Kelima, penyebarluasan di dunia maya dilakukan oleh pihak yang tidak bertanggungjawab dan bukti utama yang menjadi dasar penyidikan diduga kuat didapatkan dari perbuatan yang tidak sah (ilegal). Menurut putusan Mahkamah Konstitusi Nomor 65/PUU.VIII/2010, penggunaan bukti dengan cara yang tidak sah (unlawful legal evidence) maka bukti tersebut tidak mempunyai nilai pembuktian. Terkait dengan adanya penggunaan bukti dengan cara yang tidak sah, maka kedudukan Laporan Polisi, proses pemeriksaan terhadap Pelapor, para Saksi dan termasuk para Ahli adalah tidak sah. Kesemua itu, juga berimbas pada hasil Gelar Perkara yang telah dilakukan oleh Penyidik, dan oleh karenanya harus dinyatakan “batal demi hukum.” Dengan demikian, sepanjang belum diketemukan orang yang menyebarluaskan konten dimaksud, maka penetapan Tersangka kepada FH dan HRS adalah “tidak sah” menurut hukum.
Terakhir disampaikan bahwa keberlakuan UU ITE, mensyaratkan adanya kerugian bagi kepentingan Indonesia. Hal ini disebutkan pada Pasal 2 UU ITE, yang berbunyi: “Undang-Undang ini berlaku untuk setiap Orang yang melakukan perbuatan hukum sebagaimana diatur dalam Undang-Undang ini, baik yang berada di wilayah hukum Indonesia maupun di luar wilayah hukum Indonesia, yang memiliki akibat hukum di wilayah hukum Indonesia dan/atau di luar wilayah hukum Indonesia dan merugikan kepentingan Indonesia.”

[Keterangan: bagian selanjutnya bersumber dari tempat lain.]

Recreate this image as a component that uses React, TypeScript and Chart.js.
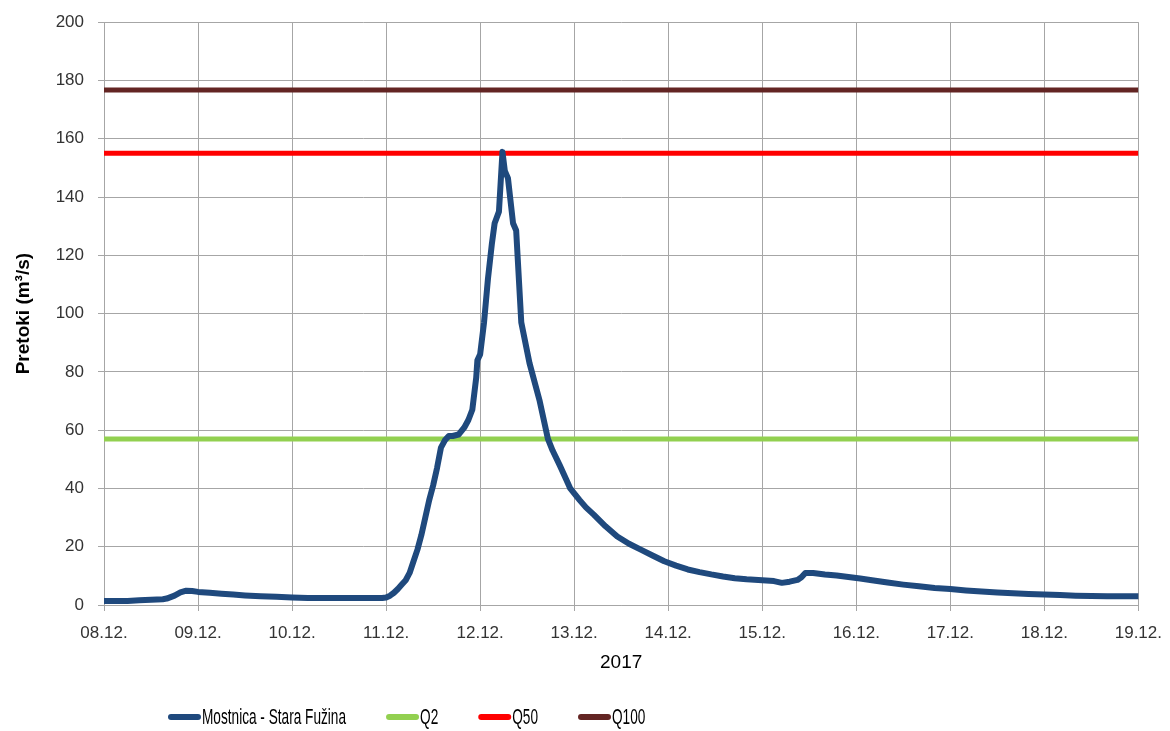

Kata “dan” sebelum frasa “merugikan kepentingan Indonesia”, harus dimaknai satu kesatuan dengan kalimat sebelumnya. Penjelasan Pasal 2 menegaskan bahwa “yang dimaksud dengan “merugikan kepentingan Indonesia” adalah meliputi tetapi tidak terbatas pada merugikan kepentingan ekonomi nasional, perlindungan data strategis, harkat dan martabat bangsa, pertahanan dan keamanan negara, kedaulatan negara, warga negara, serta badan hukum Indonesia.
Disini tentunya proses penerapan hukum harus memperhatikan aspek adakah kepentingan Indonesia yang dirugikan. Menjadi pertanyaan, pertama, adakah relevansi antara kepentingan Indonesia – yang dirugikan – dengan penetapan tersangka terhadap FH dan khususnya HRS? Kedua, yang paling pokok, apakah kepentingan Indonesia dimaksud memang harus melakukan pemidanaan kepada HRS?